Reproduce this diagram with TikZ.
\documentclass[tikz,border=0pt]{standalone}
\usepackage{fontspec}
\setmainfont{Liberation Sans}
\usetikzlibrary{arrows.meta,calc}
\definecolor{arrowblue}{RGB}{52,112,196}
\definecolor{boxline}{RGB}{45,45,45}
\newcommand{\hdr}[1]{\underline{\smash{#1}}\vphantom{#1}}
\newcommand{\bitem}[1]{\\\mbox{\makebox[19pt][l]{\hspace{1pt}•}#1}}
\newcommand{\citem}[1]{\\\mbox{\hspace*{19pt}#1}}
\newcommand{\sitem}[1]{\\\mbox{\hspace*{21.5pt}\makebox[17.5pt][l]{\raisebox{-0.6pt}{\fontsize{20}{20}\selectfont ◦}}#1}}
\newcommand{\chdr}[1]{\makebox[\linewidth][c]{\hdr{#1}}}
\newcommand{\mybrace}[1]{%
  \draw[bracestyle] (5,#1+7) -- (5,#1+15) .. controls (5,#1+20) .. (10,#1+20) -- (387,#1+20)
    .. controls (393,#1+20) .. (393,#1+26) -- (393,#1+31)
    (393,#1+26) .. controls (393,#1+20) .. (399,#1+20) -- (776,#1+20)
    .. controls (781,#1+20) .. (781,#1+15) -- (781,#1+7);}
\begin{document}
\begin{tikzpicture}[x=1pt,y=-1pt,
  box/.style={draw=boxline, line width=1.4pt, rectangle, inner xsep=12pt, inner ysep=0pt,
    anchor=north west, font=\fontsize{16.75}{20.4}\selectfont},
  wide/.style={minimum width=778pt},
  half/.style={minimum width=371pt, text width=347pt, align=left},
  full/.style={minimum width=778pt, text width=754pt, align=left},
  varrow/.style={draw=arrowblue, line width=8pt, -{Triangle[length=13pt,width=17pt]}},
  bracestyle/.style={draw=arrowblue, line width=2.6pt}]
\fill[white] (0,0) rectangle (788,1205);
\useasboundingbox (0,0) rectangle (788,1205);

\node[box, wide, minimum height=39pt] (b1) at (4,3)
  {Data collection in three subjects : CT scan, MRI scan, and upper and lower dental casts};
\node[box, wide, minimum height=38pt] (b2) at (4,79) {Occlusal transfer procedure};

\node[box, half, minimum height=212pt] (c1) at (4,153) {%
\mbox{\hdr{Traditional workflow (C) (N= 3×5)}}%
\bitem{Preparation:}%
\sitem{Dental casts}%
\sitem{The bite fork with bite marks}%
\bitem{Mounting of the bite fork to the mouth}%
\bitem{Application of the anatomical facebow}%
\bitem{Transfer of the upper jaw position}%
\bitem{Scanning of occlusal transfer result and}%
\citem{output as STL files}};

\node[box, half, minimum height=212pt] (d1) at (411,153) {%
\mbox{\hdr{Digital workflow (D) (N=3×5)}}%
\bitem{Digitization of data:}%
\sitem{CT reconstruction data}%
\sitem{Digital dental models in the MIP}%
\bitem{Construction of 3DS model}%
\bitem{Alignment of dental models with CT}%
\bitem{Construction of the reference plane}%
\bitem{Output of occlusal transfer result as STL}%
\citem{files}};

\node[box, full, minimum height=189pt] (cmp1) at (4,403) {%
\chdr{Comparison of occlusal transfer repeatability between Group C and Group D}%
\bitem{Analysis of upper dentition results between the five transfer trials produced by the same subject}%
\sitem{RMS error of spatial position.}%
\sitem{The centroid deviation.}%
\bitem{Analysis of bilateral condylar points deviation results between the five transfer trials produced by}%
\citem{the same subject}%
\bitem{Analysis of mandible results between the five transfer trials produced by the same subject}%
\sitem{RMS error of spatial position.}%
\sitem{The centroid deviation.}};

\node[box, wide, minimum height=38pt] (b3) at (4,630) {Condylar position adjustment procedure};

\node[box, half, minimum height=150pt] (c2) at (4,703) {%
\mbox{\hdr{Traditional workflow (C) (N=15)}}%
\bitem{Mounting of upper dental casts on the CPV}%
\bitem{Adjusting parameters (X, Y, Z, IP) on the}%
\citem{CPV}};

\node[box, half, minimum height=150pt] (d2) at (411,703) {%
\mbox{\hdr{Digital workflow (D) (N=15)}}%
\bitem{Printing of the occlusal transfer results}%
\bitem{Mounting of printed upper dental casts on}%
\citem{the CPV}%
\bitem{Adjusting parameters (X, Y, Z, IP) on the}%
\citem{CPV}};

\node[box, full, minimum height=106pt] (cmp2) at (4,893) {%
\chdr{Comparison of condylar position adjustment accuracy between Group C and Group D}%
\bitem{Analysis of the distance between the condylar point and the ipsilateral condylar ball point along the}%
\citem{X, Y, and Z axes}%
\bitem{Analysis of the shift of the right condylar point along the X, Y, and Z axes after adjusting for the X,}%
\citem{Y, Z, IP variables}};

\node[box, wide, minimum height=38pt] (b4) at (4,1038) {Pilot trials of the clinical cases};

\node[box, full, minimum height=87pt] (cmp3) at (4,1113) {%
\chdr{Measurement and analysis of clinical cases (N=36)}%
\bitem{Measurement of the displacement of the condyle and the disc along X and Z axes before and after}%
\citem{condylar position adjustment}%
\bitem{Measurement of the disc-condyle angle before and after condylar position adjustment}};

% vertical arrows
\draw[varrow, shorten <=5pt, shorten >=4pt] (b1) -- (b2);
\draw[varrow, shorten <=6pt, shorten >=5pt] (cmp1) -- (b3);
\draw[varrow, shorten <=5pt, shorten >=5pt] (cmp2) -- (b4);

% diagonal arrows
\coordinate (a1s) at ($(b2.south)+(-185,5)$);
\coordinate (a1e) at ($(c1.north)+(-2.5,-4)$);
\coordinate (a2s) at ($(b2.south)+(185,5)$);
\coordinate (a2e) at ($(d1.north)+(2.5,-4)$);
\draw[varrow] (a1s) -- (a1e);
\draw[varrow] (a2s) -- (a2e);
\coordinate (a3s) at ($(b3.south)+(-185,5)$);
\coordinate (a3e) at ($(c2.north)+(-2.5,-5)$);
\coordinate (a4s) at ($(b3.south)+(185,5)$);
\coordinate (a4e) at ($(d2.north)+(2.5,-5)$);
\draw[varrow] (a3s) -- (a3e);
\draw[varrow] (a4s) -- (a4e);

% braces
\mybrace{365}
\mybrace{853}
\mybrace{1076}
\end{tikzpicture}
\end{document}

-------------------------

Take the lines above from the first through the one containing "minimum height=38pt] (b2)" and reproduce them exactly; include nothing else.

TASK ANSWER:
Reproduce this diagram with TikZ.
\documentclass[tikz,border=0pt]{standalone}
\usepackage{fontspec}
\setmainfont{Liberation Sans}
\usetikzlibrary{arrows.meta,calc}
\definecolor{arrowblue}{RGB}{52,112,196}
\definecolor{boxline}{RGB}{45,45,45}
\newcommand{\hdr}[1]{\underline{\smash{#1}}\vphantom{#1}}
\newcommand{\bitem}[1]{\\\mbox{\makebox[19pt][l]{\hspace{1pt}•}#1}}
\newcommand{\citem}[1]{\\\mbox{\hspace*{19pt}#1}}
\newcommand{\sitem}[1]{\\\mbox{\hspace*{21.5pt}\makebox[17.5pt][l]{\raisebox{-0.6pt}{\fontsize{20}{20}\selectfont ◦}}#1}}
\newcommand{\chdr}[1]{\makebox[\linewidth][c]{\hdr{#1}}}
\newcommand{\mybrace}[1]{%
  \draw[bracestyle] (5,#1+7) -- (5,#1+15) .. controls (5,#1+20) .. (10,#1+20) -- (387,#1+20)
    .. controls (393,#1+20) .. (393,#1+26) -- (393,#1+31)
    (393,#1+26) .. controls (393,#1+20) .. (399,#1+20) -- (776,#1+20)
    .. controls (781,#1+20) .. (781,#1+15) -- (781,#1+7);}
\begin{document}
\begin{tikzpicture}[x=1pt,y=-1pt,
  box/.style={draw=boxline, line width=1.4pt, rectangle, inner xsep=12pt, inner ysep=0pt,
    anchor=north west, font=\fontsize{16.75}{20.4}\selectfont},
  wide/.style={minimum width=778pt},
  half/.style={minimum width=371pt, text width=347pt, align=left},
  full/.style={minimum width=778pt, text width=754pt, align=left},
  varrow/.style={draw=arrowblue, line width=8pt, -{Triangle[length=13pt,width=17pt]}},
  bracestyle/.style={draw=arrowblue, line width=2.6pt}]
\fill[white] (0,0) rectangle (788,1205);
\useasboundingbox (0,0) rectangle (788,1205);

\node[box, wide, minimum height=39pt] (b1) at (4,3)
  {Data collection in three subjects : CT scan, MRI scan, and upper and lower dental casts};
\node[box, wide, minimum height=38pt] (b2) at (4,79) {Occlusal transfer procedure};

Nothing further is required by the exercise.